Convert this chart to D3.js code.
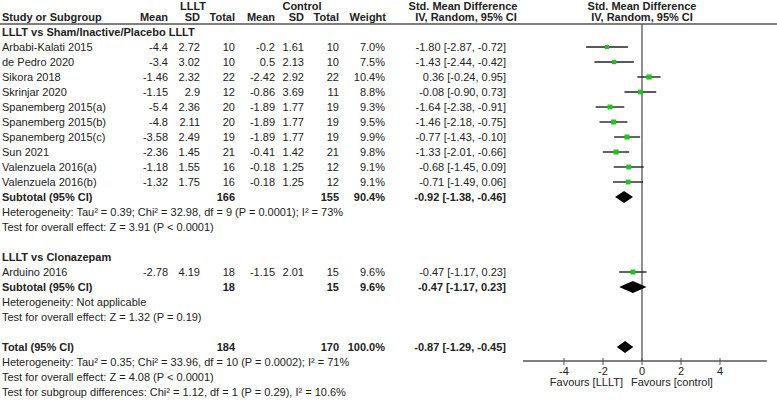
<!DOCTYPE html>
<meta charset="utf-8">
<style>
body { margin: 0; background: #fff; }
text { font-family: "Liberation Sans", Arial, sans-serif; font-size: 11px; fill: #222; }
.b { font-weight: bold; }
</style>
<svg width="777" height="400"></svg>
<script src="https://d3js.org/d3.v7.min.js"></script>
<script>

// ---- data ----
var studies = ["Arbabi-Kalati 2015", "de Pedro 2020", "Sikora 2018", "Skrinjar 2020",
  "Spanemberg 2015(a)", "Spanemberg 2015(b)", "Spanemberg 2015(c)", "Sun 2021",
  "Valenzuela 2016(a)", "Valenzuela 2016(b)", "Arduino 2016"];
var group = [1, 1, 1, 1, 1, 1, 1, 1, 1, 1, 2];
var llltMean = ["-4.4", "-3.4", "-1.46", "-1.15", "-5.4", "-4.8", "-3.58", "-2.36", "-1.18", "-1.32", "-2.78"];
var llltSD = ["2.72", "3.02", "2.32", "2.9", "2.36", "2.11", "2.49", "1.45", "1.55", "1.75", "4.19"];
var llltN = [10, 10, 22, 12, 20, 20, 19, 21, 16, 16, 18];
var ctrlMean = ["-0.2", "0.5", "-2.42", "-0.86", "-1.89", "-1.89", "-1.89", "-0.41", "-0.18", "-0.18", "-1.15"];
var ctrlSD = ["1.61", "2.13", "2.92", "3.69", "1.77", "1.77", "1.77", "1.42", "1.25", "1.25", "2.01"];
var ctrlN = [10, 10, 22, 11, 19, 19, 19, 21, 12, 12, 15];
var weight = [7.0, 7.5, 10.4, 8.8, 9.3, 9.5, 9.9, 9.8, 9.1, 9.1, 9.6];
var smd = [-1.80, -1.43, 0.36, -0.08, -1.64, -1.46, -0.77, -1.33, -0.68, -0.71, -0.47];
var lo = [-2.87, -2.44, -0.24, -0.90, -2.38, -2.18, -1.43, -2.01, -1.45, -1.49, -1.17];
var hi = [-0.72, -0.42, 0.95, 0.73, -0.91, -0.75, -0.10, -0.66, 0.09, 0.06, 0.23];

var pooledLabel = ["Subtotal (95% CI)", "Subtotal (95% CI)", "Total (95% CI)"];
var pooledN1 = [166, 18, 184];
var pooledN2 = [155, 15, 170];
var pooledW = [90.4, 9.6, 100.0];
var pooledEst = [-0.92, -0.47, -0.87];
var pooledLo = [-1.38, -1.17, -1.29];
var pooledHi = [-0.46, 0.23, -0.45];

var groupTitles = ["LLLT vs Sham/Inactive/Placebo LLLT", "LLLT vs Clonazepam"];
var notes1 = ["Heterogeneity: Tau\u00b2 = 0.39; Chi\u00b2 = 32.98, df = 9 (P = 0.0001); I\u00b2 = 73%",
  "Test for overall effect: Z = 3.91 (P < 0.0001)"];
var notes2 = ["Heterogeneity: Not applicable", "Test for overall effect: Z = 1.32 (P = 0.19)"];
var notesTotal = ["Heterogeneity: Tau\u00b2 = 0.35; Chi\u00b2 = 33.96, df = 10 (P = 0.0002); I\u00b2 = 71%",
  "Test for overall effect: Z = 4.08 (P < 0.0001)",
  "Test for subgroup differences: Chi\u00b2 = 1.12, df = 1 (P = 0.29), I\u00b2 = 10.6%"];
var ticks = [-4, -2, 0, 2, 4];

// ---- layout ----
var svg = d3.select("svg");
var x = d3.scaleLinear().domain([-4, 4]).range([564, 720]);
var y = d3.scaleLinear().domain([0, 1]).range([47, 62]); // row index -> centre
var loc = d3.formatLocale({decimal: ".", thousands: ",", grouping: [3], currency: ["", ""], minus: "-"});
var fmt = loc.format(".2f"), pct = loc.format(".1f");

function ciText(e, l, h) { return fmt(e) + " [" + fmt(l) + ", " + fmt(h) + "]"; }

// row indices
var studyRow = studies.map(function(d, i) { return group[i] == 1 ? i : i + 5; });
var pooledRow = [10, 16, 20];

function txt(xp, row, s, anchor, bold) {
  return svg.append("text").attr("x", xp).attr("y", y(row) + 4)
    .attr("text-anchor", anchor || "start")
    .attr("class", bold ? "b" : null).text(s);
}

// headers
[[193, "LLLT"], [302, "Control"], [463, "Std. Mean Difference"], [642, "Std. Mean Difference"]]
  .forEach(function(h) { txt(h[0], -3, h[1], "middle", true).attr("y", 10); });
txt(2, -2, "Study or Subgroup", "start", true);
[[168, "Mean"], [200, "SD"], [235, "Total"], [275, "Mean"], [304, "SD"], [339, "Total"], [386, "Weight"]]
  .forEach(function(h) { txt(h[0], -2, h[1], "end", true); });
txt(466, -2, "IV, Random, 95% CI", "middle", true);
txt(642, -2, "IV, Random, 95% CI", "middle", true);

svg.append("line").attr("x1", 0).attr("x2", 777).attr("y1", 24).attr("y2", 24)
  .attr("stroke", "#555").attr("stroke-width", 1.3);

// group titles
txt(2, -1, groupTitles[0], "start", true);
txt(2, 14, groupTitles[1], "start", true);

// study rows
studies.forEach(function(s, i) {
  var r = studyRow[i];
  txt(2, r, s);
  txt(168, r, llltMean[i], "end");
  txt(200, r, llltSD[i], "end");
  txt(235, r, llltN[i], "end");
  txt(275, r, ctrlMean[i], "end");
  txt(304, r, ctrlSD[i], "end");
  txt(339, r, ctrlN[i], "end");
  txt(385, r, pct(weight[i]) + "%", "end");
  txt(506, r, ciText(smd[i], lo[i], hi[i]), "end");
});

// pooled rows
pooledLabel.forEach(function(s, i) {
  var r = pooledRow[i];
  txt(2, r, s, "start", true);
  txt(235, r, pooledN1[i], "end", true);
  txt(339, r, pooledN2[i], "end", true);
  txt(385, r, pct(pooledW[i]) + "%", "end", true);
  txt(506, r, ciText(pooledEst[i], pooledLo[i], pooledHi[i]), "end", true);
});

notes1.forEach(function(s, i) { txt(2, 11 + i, s); });
notes2.forEach(function(s, i) { txt(2, 17 + i, s); });
notesTotal.forEach(function(s, i) { txt(2, 21 + i, s); });

// ---- forest plot ----
var axisY = 361;
svg.append("line").attr("x1", x(0)).attr("x2", x(0)).attr("y1", 24).attr("y2", axisY)
  .attr("stroke", "#555").attr("stroke-width", 1.3);

svg.append("g").selectAll("line").data(studies).enter().append("line")
  .attr("x1", function(d, i) { return x(lo[i]); })
  .attr("x2", function(d, i) { return x(hi[i]); })
  .attr("y1", function(d, i) { return y(studyRow[i]); })
  .attr("y2", function(d, i) { return y(studyRow[i]); })
  .attr("stroke", "#222").attr("stroke-width", 1.4);

svg.append("g").selectAll("rect").data(studies).enter().append("rect")
  .attr("width", function(d, i) { return Math.sqrt(weight[i]) * 1.6; })
  .attr("height", function(d, i) { return Math.sqrt(weight[i]) * 1.6; })
  .attr("x", function(d, i) { return x(smd[i]) - Math.sqrt(weight[i]) * 0.8; })
  .attr("y", function(d, i) { return y(studyRow[i]) - Math.sqrt(weight[i]) * 0.8; })
  .attr("fill", "#19c919");

svg.append("g").selectAll("path").data(pooledRow).enter().append("path")
  .attr("d", function(r, i) {
    var cy = y(r);
    return "M" + x(pooledLo[i]) + "," + cy + "L" + x(pooledEst[i]) + "," + (cy - 6) +
      "L" + x(pooledHi[i]) + "," + cy + "L" + x(pooledEst[i]) + "," + (cy + 6) + "Z";
  })
  .attr("fill", "#000");

// axis
svg.append("line").attr("x1", x(-6.1)).attr("x2", x(6.4)).attr("y1", axisY).attr("y2", axisY)
  .attr("stroke", "#555").attr("stroke-width", 1.3);
var tg = svg.append("g").selectAll("g").data(ticks).enter().append("g");
tg.append("line").attr("x1", x).attr("x2", x).attr("y1", axisY - 3).attr("y2", axisY + 4)
  .attr("stroke", "#555").attr("stroke-width", 1);
tg.append("text").attr("x", x).attr("y", axisY + 14).attr("text-anchor", "middle")
  .text(function(d) { return d; });

svg.append("text").attr("x", 623).attr("y", axisY + 25).attr("text-anchor", "end").text("Favours [LLLT]");
svg.append("text").attr("x", 631).attr("y", axisY + 25).text("Favours [control]");

</script>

Aim –
Exactly as they appear, print the lines of the listing above from its first line through the line that contains "var pooledHi = [-0.46, 0.23, -0.45];", minus the pictures.

Answer to this exercise –
Convert this chart to D3.js code.
<!DOCTYPE html>
<meta charset="utf-8">
<style>
body { margin: 0; background: #fff; }
text { font-family: "Liberation Sans", Arial, sans-serif; font-size: 11px; fill: #222; }
.b { font-weight: bold; }
</style>
<svg width="777" height="400"></svg>
<script src="https://d3js.org/d3.v7.min.js"></script>
<script>

// ---- data ----
var studies = ["Arbabi-Kalati 2015", "de Pedro 2020", "Sikora 2018", "Skrinjar 2020",
  "Spanemberg 2015(a)", "Spanemberg 2015(b)", "Spanemberg 2015(c)", "Sun 2021",
  "Valenzuela 2016(a)", "Valenzuela 2016(b)", "Arduino 2016"];
var group = [1, 1, 1, 1, 1, 1, 1, 1, 1, 1, 2];
var llltMean = ["-4.4", "-3.4", "-1.46", "-1.15", "-5.4", "-4.8", "-3.58", "-2.36", "-1.18", "-1.32", "-2.78"];
var llltSD = ["2.72", "3.02", "2.32", "2.9", "2.36", "2.11", "2.49", "1.45", "1.55", "1.75", "4.19"];
var llltN = [10, 10, 22, 12, 20, 20, 19, 21, 16, 16, 18];
var ctrlMean = ["-0.2", "0.5", "-2.42", "-0.86", "-1.89", "-1.89", "-1.89", "-0.41", "-0.18", "-0.18", "-1.15"];
var ctrlSD = ["1.61", "2.13", "2.92", "3.69", "1.77", "1.77", "1.77", "1.42", "1.25", "1.25", "2.01"];
var ctrlN = [10, 10, 22, 11, 19, 19, 19, 21, 12, 12, 15];
var weight = [7.0, 7.5, 10.4, 8.8, 9.3, 9.5, 9.9, 9.8, 9.1, 9.1, 9.6];
var smd = [-1.80, -1.43, 0.36, -0.08, -1.64, -1.46, -0.77, -1.33, -0.68, -0.71, -0.47];
var lo = [-2.87, -2.44, -0.24, -0.90, -2.38, -2.18, -1.43, -2.01, -1.45, -1.49, -1.17];
var hi = [-0.72, -0.42, 0.95, 0.73, -0.91, -0.75, -0.10, -0.66, 0.09, 0.06, 0.23];

var pooledLabel = ["Subtotal (95% CI)", "Subtotal (95% CI)", "Total (95% CI)"];
var pooledN1 = [166, 18, 184];
var pooledN2 = [155, 15, 170];
var pooledW = [90.4, 9.6, 100.0];
var pooledEst = [-0.92, -0.47, -0.87];
var pooledLo = [-1.38, -1.17, -1.29];
var pooledHi = [-0.46, 0.23, -0.45];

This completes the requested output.